-- begin DATA SECTION --

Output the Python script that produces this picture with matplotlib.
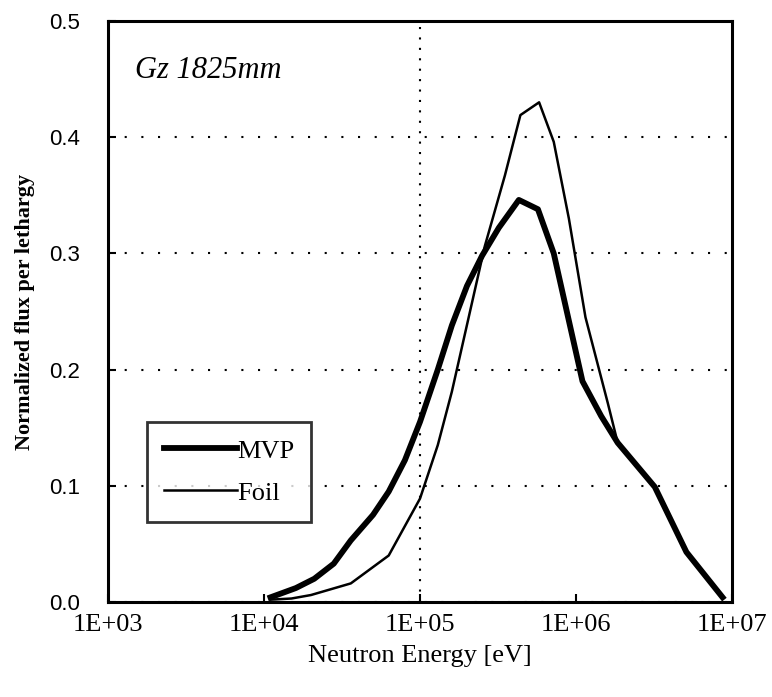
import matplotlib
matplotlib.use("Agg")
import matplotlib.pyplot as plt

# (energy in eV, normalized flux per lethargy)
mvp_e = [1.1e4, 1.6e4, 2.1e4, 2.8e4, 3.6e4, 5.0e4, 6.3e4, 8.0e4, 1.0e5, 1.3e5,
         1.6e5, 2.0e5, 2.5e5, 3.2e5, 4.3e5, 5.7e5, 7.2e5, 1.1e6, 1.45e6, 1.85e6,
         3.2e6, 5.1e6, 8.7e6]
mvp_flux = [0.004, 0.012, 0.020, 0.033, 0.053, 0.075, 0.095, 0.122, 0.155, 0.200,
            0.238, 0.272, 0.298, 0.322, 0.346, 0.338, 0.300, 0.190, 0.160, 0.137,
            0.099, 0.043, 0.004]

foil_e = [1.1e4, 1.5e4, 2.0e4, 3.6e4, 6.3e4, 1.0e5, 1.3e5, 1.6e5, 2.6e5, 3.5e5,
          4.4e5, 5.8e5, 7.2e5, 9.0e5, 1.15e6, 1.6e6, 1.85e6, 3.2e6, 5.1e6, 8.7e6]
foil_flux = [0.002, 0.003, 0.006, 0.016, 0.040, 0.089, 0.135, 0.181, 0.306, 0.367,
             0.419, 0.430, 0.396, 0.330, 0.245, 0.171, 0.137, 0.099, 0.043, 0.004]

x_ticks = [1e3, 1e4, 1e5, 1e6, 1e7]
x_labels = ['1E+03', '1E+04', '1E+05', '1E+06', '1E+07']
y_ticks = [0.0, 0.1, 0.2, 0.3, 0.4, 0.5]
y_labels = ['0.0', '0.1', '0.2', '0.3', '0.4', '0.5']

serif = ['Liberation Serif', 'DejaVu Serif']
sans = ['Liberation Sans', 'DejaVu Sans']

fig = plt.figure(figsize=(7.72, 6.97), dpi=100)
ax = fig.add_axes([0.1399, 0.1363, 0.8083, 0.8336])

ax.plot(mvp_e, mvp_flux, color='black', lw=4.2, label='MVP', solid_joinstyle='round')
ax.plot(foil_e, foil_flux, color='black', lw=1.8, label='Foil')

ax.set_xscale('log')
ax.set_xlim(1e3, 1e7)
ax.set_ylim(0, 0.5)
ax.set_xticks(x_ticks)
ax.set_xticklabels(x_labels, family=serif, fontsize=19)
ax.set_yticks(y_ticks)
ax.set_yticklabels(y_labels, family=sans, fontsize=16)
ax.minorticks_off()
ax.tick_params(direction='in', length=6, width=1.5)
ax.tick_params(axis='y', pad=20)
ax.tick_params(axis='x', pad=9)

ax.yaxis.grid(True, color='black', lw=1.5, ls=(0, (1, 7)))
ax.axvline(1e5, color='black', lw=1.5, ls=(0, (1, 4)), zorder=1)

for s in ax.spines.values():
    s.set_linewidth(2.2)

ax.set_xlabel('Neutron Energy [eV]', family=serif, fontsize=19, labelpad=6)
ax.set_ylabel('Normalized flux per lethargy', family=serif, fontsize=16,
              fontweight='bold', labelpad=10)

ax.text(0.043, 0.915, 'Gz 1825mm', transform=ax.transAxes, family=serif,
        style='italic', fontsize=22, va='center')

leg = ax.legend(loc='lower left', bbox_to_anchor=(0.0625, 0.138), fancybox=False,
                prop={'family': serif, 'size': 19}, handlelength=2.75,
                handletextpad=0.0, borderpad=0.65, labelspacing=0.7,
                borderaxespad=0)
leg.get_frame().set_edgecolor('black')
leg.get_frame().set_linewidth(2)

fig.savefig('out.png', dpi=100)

-- end DATA SECTION --

_WRITTEN TASK_
In the data above, please extract the lines from the first one through the line with "import matplotlib.pyplot as plt", exactly, and keep pictures out.

_ANSWER TO THIS PROBLEM_
Output the Python script that produces this picture with matplotlib.
import matplotlib
matplotlib.use("Agg")
import matplotlib.pyplot as plt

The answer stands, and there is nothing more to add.